Extra $2.2 billion aid for Malaysia SMEs, but 20 percent face demise, said association

08, Apr. 2020

Petaling Jaya
Petaling Jaya

By Charlotte Chong

KUALA LUMPUR, NNA - A special stimulus package worth more than $2.2 billion will help small and medium-sized enterprises (SMEs), the key driver of the Malaysian economy, cushion the impact of the economic fallout from the coronavirus pandemic and the continuing nationwide lockdown.

Announced on Monday, the latest package includes 7.9 billion ringgit ($1.8 billion) to increase wage subsidies for businesses largely hit by the two-week movement control order (MCO) enforced to contain the spread of the COVID-19 contagion since March 18. It has since been extended to April 14.

The amount would top up the 5.9 billion ringgit wage subsidy announced on March 27 to 13.8 billion ringgit. This is welcome news to many vulnerable business owners who had felt the earlier amount was sorely inadequate.

In addition, the government has also allocated 2.1 billion ringgit to give a special grant of 3,000 ringgit to registered micro-SMEs -- those with a turnover of less than 300,000 ringgit or employ fewer than five workers.

Dr Anthony Dass, chief economist of AmBank Group, said in a statement on Monday that the extra measures would "more likely help reduce bankruptcies and bad loans.”

Unveiling the additional package on Monday, Prime Minister Tan Sri Muhyiddin Yassin hoped it would "ease the financial burden of SMEs and subsequently assure two thirds of the workforce will remain employed."

It follows two stimulus packages worth a total of 250 billion ringgit announced in the last two months.

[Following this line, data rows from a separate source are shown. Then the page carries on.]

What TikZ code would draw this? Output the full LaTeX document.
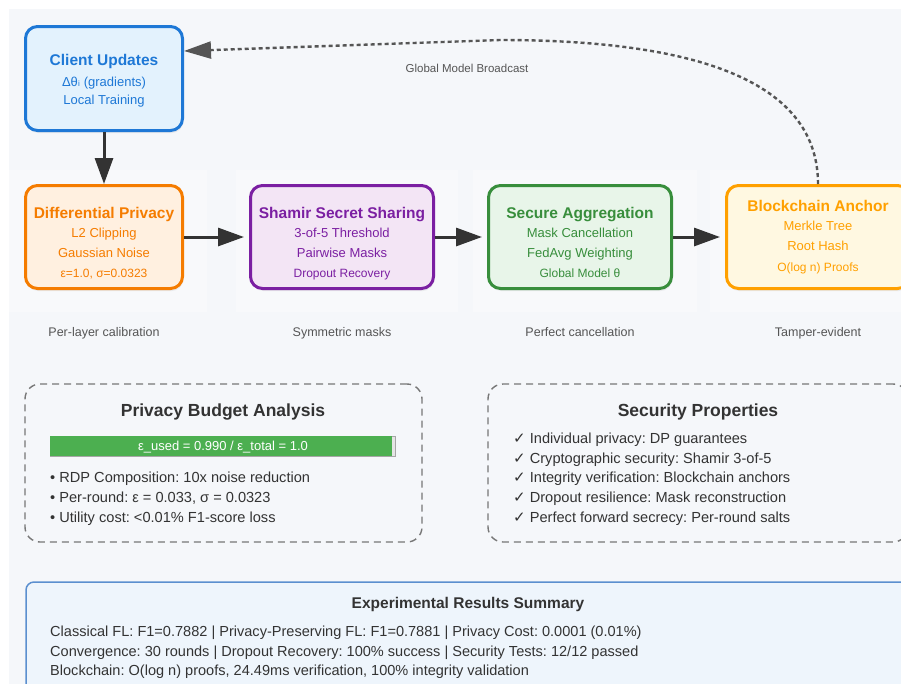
\documentclass[tikz,border=0pt]{standalone}
\usepackage{fontspec}
\setmainfont{Liberation Sans}
\newfontfamily\dejavu{DejaVu Sans}
\usetikzlibrary{arrows.meta,shadows}
\frenchspacing
\definecolor{bgc}{HTML}{F5F7FA}
\definecolor{regc}{HTML}{F8F9FB}
\definecolor{cublue}{HTML}{1E78D6}
\definecolor{cufill}{HTML}{E3F2FD}
\definecolor{dporange}{HTML}{F57C00}
\definecolor{dpfill}{HTML}{FFF0E0}
\definecolor{sspurple}{HTML}{7B1FA2}
\definecolor{ssfill}{HTML}{F3E5F5}
\definecolor{sagreen}{HTML}{388E3C}
\definecolor{safill}{HTML}{E8F5E9}
\definecolor{bcamber}{HTML}{FFA000}
\definecolor{bcfill}{HTML}{FFF8E1}
\definecolor{arrowc}{HTML}{333333}
\definecolor{dotc}{HTML}{555555}
\definecolor{capc}{HTML}{555555}
\definecolor{panelc}{HTML}{777777}
\definecolor{darkt}{HTML}{333333}
\definecolor{barg}{HTML}{4CAF50}
\definecolor{resborder}{HTML}{5B8FCF}
\definecolor{resfill}{HTML}{EEF5FC}
\tikzset{
  stagebox/.style={rectangle, rounded corners=12pt, line width=3pt, inner sep=0pt,
    minimum height=103pt, drop shadow={shadow xshift=1pt, shadow yshift=-2.5pt, opacity=0.12}},
  txt/.style={anchor=base, inner sep=0pt},
  ttl/.style={txt, font=\fontsize{15.5}{18}\selectfont\bfseries},
  subl/.style={txt, font=\fontsize{13}{15}\selectfont},
  subsm/.style={txt, font=\fontsize{12}{14}\selectfont},
  capt/.style={txt, text=capc, font=\fontsize{12.5}{14}\selectfont},
  flowarrow/.style={line width=3pt, draw=arrowc, -{Triangle[length=26pt,width=18pt]}},
  panelbox/.style={rectangle, rounded corners=15pt, draw=panelc, line width=1.4pt,
    dash pattern=on 7pt off 5pt, inner sep=0pt},
  paneltitle/.style={txt, text=darkt, font=\fontsize{17.5}{20}\selectfont\bfseries},
  item/.style={anchor=base west, inner sep=0pt, text=darkt, font=\fontsize{14.6}{17}\selectfont},
  resline/.style={anchor=base west, inner sep=0pt, text=darkt, font=\fontsize{14.55}{17}\selectfont},
}
\newcommand\chkmark{{\dejavu\fontsize{15}{15}\selectfont ✓}}
\begin{document}
\begin{tikzpicture}[x=1pt,y=-1pt]
\useasboundingbox (0,0) rectangle (901,683);
\clip (0,0) rectangle (901,683);
\fill[white] (0,0) rectangle (901,683);
\fill[bgc] (9,9) rectangle (920,700);
% faint stage regions
\fill[regc] (9,170) rectangle (207,312);
\fill[regc] (236,170) rectangle (458,312);
\fill[regc] (473,170) rectangle (697,312);
\fill[regc] (710,170) rectangle (934,312);

% stage boxes
\node[stagebox, draw=cublue, fill=cufill, minimum width=157pt, minimum height=104pt] (cu) at (104,78.5) {};
\node[stagebox, draw=dporange, fill=dpfill, minimum width=157pt] (dp) at (104,237) {};
\node[stagebox, draw=sspurple, fill=ssfill, minimum width=183pt] (ss) at (342,237) {};
\node[stagebox, draw=sagreen, fill=safill, minimum width=183pt] (sa) at (580,237) {};
\node[stagebox, draw=bcamber, fill=bcfill, minimum width=183pt] (bc) at (818,237) {};

% texts in boxes
\node[ttl, text=cublue] (cu1) at (104,65.6) {Client Updates};
\node[subl, text=cublue] (cu2) at (104,86.7) {Δθ{\dejavu ᵢ} (gradients)};
\node[subl, text=cublue] (cu3) at (104,104.7) {Local Training};

\node[ttl, text=dporange] (dp1) at (104,218.6) {Differential Privacy};
\node[subl, text=dporange] (dp2) at (104,237.7) {L2 Clipping};
\node[subl, text=dporange] (dp3) at (104,257.7) {Gaussian Noise};
\node[subsm, text=dporange] (dp4) at (104,277.3) {ε=1.0, σ=0.0323};

\node[ttl, text=sspurple] (ss1) at (342,218.6) {Shamir Secret Sharing};
\node[subl, text=sspurple] (ss2) at (342,237.7) {3-of-5 Threshold};
\node[subl, text=sspurple] (ss3) at (342,257.7) {Pairwise Masks};
\node[subsm, text=sspurple] (ss4) at (342,277.3) {Dropout Recovery};

\node[ttl, text=sagreen] (sa1) at (580,218.6) {Secure Aggregation};
\node[subl, text=sagreen] (sa2) at (580,237.7) {Mask Cancellation};
\node[subl, text=sagreen] (sa3) at (580,257.7) {FedAvg Weighting};
\node[subsm, text=sagreen] (sa4) at (580,277.3) {Global Model θ};

\node[ttl, text=bcamber] (bc1) at (818,211.6) {Blockchain Anchor};
\node[subl, text=bcamber] (bc2) at (818,230.7) {Merkle Tree};
\node[subl, text=bcamber] (bc3) at (818,250.7) {Root Hash};
\node[subsm, text=bcamber] (bc4) at (818,271.3) {O(log n) Proofs};

% captions
\node[capt] (c1) at (104,336.5) {Per-layer calibration};
\node[capt] (c2) at (342,336.5) {Symmetric masks};
\node[capt] (c3) at (580,336.5) {Perfect cancellation};
\node[capt] (c4) at (818,336.5) {Tamper-evident};

% flow arrows
\draw[flowarrow] (cu.south) -- (dp.north);
\draw[flowarrow, shorten >=5pt] (dp.east) -- (ss.west);
\draw[flowarrow, shorten >=5pt] (ss.east) -- (sa.west);
\draw[flowarrow, shorten >=5pt] (sa.east) -- (bc.west);

% broadcast
\draw[draw=dotc, line width=2.4pt, dash pattern=on 4pt off 3pt,
  -{Triangle[length=27pt,width=17pt]}]
  (bc.north) .. controls (818,88) and (712,40) .. (500,40) -- ([yshift=27.5pt]cu.east);
\node[txt, text=capc, font=\fontsize{11.5}{14}\selectfont] (gmb) at (467,72.1) {Global Model Broadcast};

% privacy budget panel
\node[panelbox, minimum width=397pt, minimum height=158pt] (pba) at (223.5,463) {};
\node[paneltitle] (pbat) at (223,416.3) {Privacy Budget Analysis};
\node[rectangle, fill=gray!20, draw=gray!70, line width=0.8pt, minimum width=345pt, minimum height=20pt, inner sep=0pt] (bar) at (222.5,446) {};
\fill[barg] (bar.north west) rectangle ([xshift=-3.5pt]bar.south east);
\node[txt, text=white, font=\fontsize{13}{15}\selectfont] (bart) at (223,450.7) {ε\_used = 0.990 / ε\_total = 1.0};
\node[item] (pb1) at (50,482.2) {• RDP Composition: 10x noise reduction};
\node[item] (pb2) at (50,502.2) {• Per-round: ε = 0.033, σ = 0.0323};
\node[item] (pb3) at (50,522.2) {• Utility cost: <0.01\% F1-score loss};

% security properties panel
\node[panelbox, minimum width=420pt, minimum height=158pt] (sec) at (698,463) {};
\node[paneltitle] (sect) at (698,416.3) {Security Properties};
\node[item] (sp1) at (513,443.2) {\chkmark\ Individual privacy: DP guarantees};
\node[item] (sp2) at (513,463.2) {\chkmark\ Cryptographic security: Shamir 3-of-5};
\node[item] (sp3) at (513,482.2) {\chkmark\ Integrity verification: Blockchain anchors};
\node[item] (sp4) at (513,502.2) {\chkmark\ Dropout resilience: Mask reconstruction};
\node[item] (sp5) at (513,522.2) {\chkmark\ Perfect forward secrecy: Per-round salts};

% results panel
\node[rectangle, rounded corners=8pt, draw=resborder, fill=resfill, line width=1.5pt,
  minimum width=884pt, minimum height=130pt, inner sep=0pt] (res) at (468,647) {};
\node[txt, text=darkt, font=\fontsize{15.5}{18}\selectfont\bfseries] (rest) at (468,608.6) {Experimental Results Summary};
\node[resline] (r1) at (50,636) {Classical FL: F1=0.7882 | Privacy-Preserving FL: F1=0.7881 | Privacy Cost: 0.0001 (0.01\%)};
\node[resline] (r2) at (50,656) {Convergence: 30 rounds | Dropout Recovery: 100\% success | Security Tests: 12/12 passed};
\node[resline] (r3) at (50,675) {Blockchain: O(log n) proofs, 24.49ms verification, 100\% integrity validation};
\end{tikzpicture}
\end{document}
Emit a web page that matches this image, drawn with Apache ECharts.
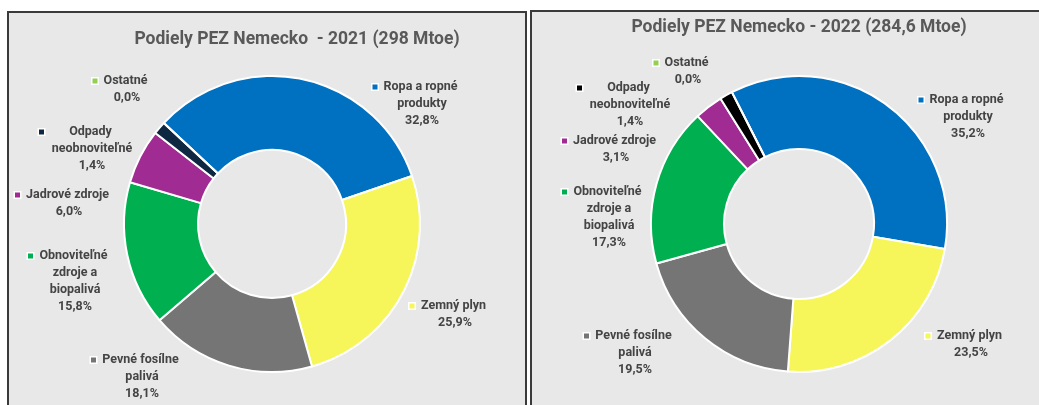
<!DOCTYPE html>
<html>
<head>
<meta charset="utf-8">
<script src="https://cdn.jsdelivr.net/npm/echarts@6/dist/echarts.min.js"></script>
<style>
    html, body { margin: 0; padding: 0; background: #ffffff; }
    #chart { width: 1039px; height: 405px; }
</style>
</head>
<body>
<div id="chart"></div>
<script>
// data - kategorie su rovnake pre oba roky
var categories = ['Ropa a ropné\nprodukty', 'Zemný plyn', 'Pevné fosílne\npalivá', 'Obnoviteľné\nzdroje a\nbiopalivá', 'Jadrové zdroje', 'Odpady\nneobnoviteľné', 'Ostatné'];
var values2021 = [32.8, 25.9, 18.1, 15.8, 6.0, 1.4, 0.0];
var values2022 = [35.2, 23.5, 19.5, 17.3, 3.1, 1.4, 0.0];
var title2021 = 'Podiely PEZ Nemecko  - 2021 (298 Mtoe)';
var title2022 = 'Podiely PEZ Nemecko - 2022 (284,6 Mtoe)';

var colors2021 = ['#0070C0', '#F6F65A', '#757575', '#00B050', '#A02B93', '#0E2841', '#92D050'];
var colors2022 = ['#0070C0', '#F6F65A', '#757575', '#00B050', '#A02B93', '#000000', '#92D050'];

// umiestnenie popiskov (stred textu, prvy riadok) voci stredu prstenca - ako v exceli
var labelPos2021 = [[150, -137], [183, 82], [-130, 136], [-197, 32], [-203, -29], [-180, -92], [-145, -143]];
var labelPos2022 = [[169, -124], [172, 112], [-164, 112], [-190, -32], [-183, -83], [-169, -136], [-111, -161]];

var fontFam = 'Roboto, "Noto Sans", sans-serif';
var textColor = '#444444';
var labelSize = 12.5;
var lineH = 17;
var keyW = 5, gapW = 5;

// sirka najdlhsieho riadku - kvoli centrovaniu ako v exceli
var ctx = document.createElement('canvas').getContext('2d');
ctx.font = 'bold ' + labelSize + 'px ' + fontFam;
function maxLineWidth(lines) {
    var w = 0;
    lines.forEach(function (l) { w = Math.max(w, ctx.measureText(l).width); });
    return Math.ceil(w) + 2;
}

function pct(v) {
    return v.toFixed(1).replace('.', ',') + '%';
}

function buildData(values, colors) {
    var arr = [];
    for (var i = 0; i < categories.length; i++) {
        var lines = categories[i].split('\n').concat([pct(values[i])]);
        var w = maxLineWidth(lines);
        var txt = lines.map(function (l, j) {
            return (j === 0 ? '{k|}{g|}' : '{s|}') + '{t|' + l + '}';
        }).join('\n');
        arr.push({
            name: categories[i],
            value: values[i],
            itemStyle: { color: colors[i] },
            label: {
                formatter: txt,
                rich: {
                    k: { width: keyW, height: keyW, backgroundColor: colors[i], borderColor: '#ffffff', borderWidth: 1.5 },
                    g: { width: gapW },
                    s: { width: keyW + 3 + gapW },
                    t: { width: w, align: 'center', fontSize: labelSize, fontWeight: 'bold', fontFamily: fontFam, color: textColor, lineHeight: lineH }
                }
            }
        });
    }
    return arr;
}

function makeSeries(name, values, colors, center, radius, startAngle, pos) {
    return {
        name: name,
        type: 'pie',
        center: center,
        radius: radius,
        startAngle: startAngle,
        clockwise: true,
        avoidLabelOverlap: false,
        silent: true,
        itemStyle: { borderColor: '#ffffff', borderWidth: 2 },
        label: { show: true, position: 'outside' },
        labelLine: { show: false },
        labelLayout: function (params) {
            var p = pos[params.dataIndex];
            return {
                x: center[0] + p[0] - (keyW + 3 + gapW) / 2,
                y: center[1] + p[1] - lineH / 2,
                align: 'center',
                verticalAlign: 'top'
            };
        },
        data: buildData(values, colors)
    };
}

var myChart = echarts.init(document.getElementById('chart'));

var option = {
    animation: false,
    backgroundColor: '#ffffff',
    graphic: [
        // panely (sede pozadie s ramikom)
        { type: 'rect', z: -10, shape: { x: 8, y: 12, width: 518, height: 410 }, style: { fill: '#E8E8E8', stroke: '#3A3A3A', lineWidth: 2 } },
        { type: 'rect', z: -10, shape: { x: 531, y: 11, width: 520, height: 410 }, style: { fill: '#E8E8E8', stroke: '#3A3A3A', lineWidth: 2 } }
    ],
    title: [
        { text: title2021, left: 292, top: 26, textAlign: 'center', textStyle: { fontSize: 17.5, fontWeight: 'bold', fontFamily: fontFam, color: '#595959' } },
        { text: title2022, left: 794, top: 14, textAlign: 'center', textStyle: { fontSize: 17.5, fontWeight: 'bold', fontFamily: fontFam, color: '#595959' } }
    ],
    series: [
        makeSeries('2021', values2021, colors2021, [272, 224], [74, 148], 137, labelPos2021),
        makeSeries('2022', values2022, colors2022, [799, 224], [75, 148], 117, labelPos2022)
    ]
};

myChart.setOption(option);
</script>
</body>
</html>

Business leaders are pleased that the government has heeded their advice for more measures to prevent business closures and to help retain staff.

The subsidy for those employing one to 75 employees has been raised from 600 ringgit to 1,200 ringgit on condition that they must retain their staff for at least six months.

SMEs with bigger staff strength will get enhanced subsidies of 600 ringgit and 800 ringgit.

Clearly, the smallest players in the market which also form the biggest SMEs segment would stand to gain the most from the additional subsidies.

Ipoh, the capital of northern state of Perak
Ipoh, the capital of northern state of Perak

Datuk Michael Kang Hua Keong, the National President of the SME Association of Malaysia, said the enhanced package would definitely help micro businesses who make up 76 percent or about 700,000 SMEs in the country.

“The main idea is to take care of the lower income group,” he added.

While the latest boost would help most SMEs tide over the crisis, the closure of more businesses seems inevitable.

Datuk Kang believes up to 20 percent of SMEs, particularly those who have zero income or problems with cash flow, still risk winding up.

“In any crisis, definitely there are SMEs which would go bust no matter what kind of assistance the government is giving,” Kang told NNA in a phone interview.

To prevent business owners from falling through the cracks, the government's 3,000 ringgit grant is expected to benefit nearly 700,000 micro businesses nationwide.

Following feedback from members, Kang is appealing to the government to remove any red tape to make it easier for business owners to obtain the grant urgently

While lauding the government for helping the micro-SMEs, Datuk Seri Garry Chua, President of Malaysia Retail Chain Association (MRCA), felt bigger companies employing more than 200 workers would need more help too.

The government is now giving them a wage subsidy of 600 ringgit a month for every retained worker up to 200 workers only, even though the cap has been increased by 100.

The amount is still "very insufficient", Chua said, adding that he foresaw "a lot of unemployment" as such companies have bigger burdens as they employ the most people.

In making another appeal, Chua reiterated that more than 80 percent of SMEs and retailers hit by the crisis employ about 70 percent or 12 million workers in Malaysia.

He called for landlords and malls to give at least two months of free rental. "Malls have bigger stamina and can withstand the blow. The smaller businesses will be affected the most,” he said.

Chua is also appealing to Tenaga Nasional Bhd (TNB), the largest utility, to give at least 50 percent discount on electricity bills during the lockdown period and 30 per cent for the subsequent month. This would encourage malls to give tenants more rebates, he said.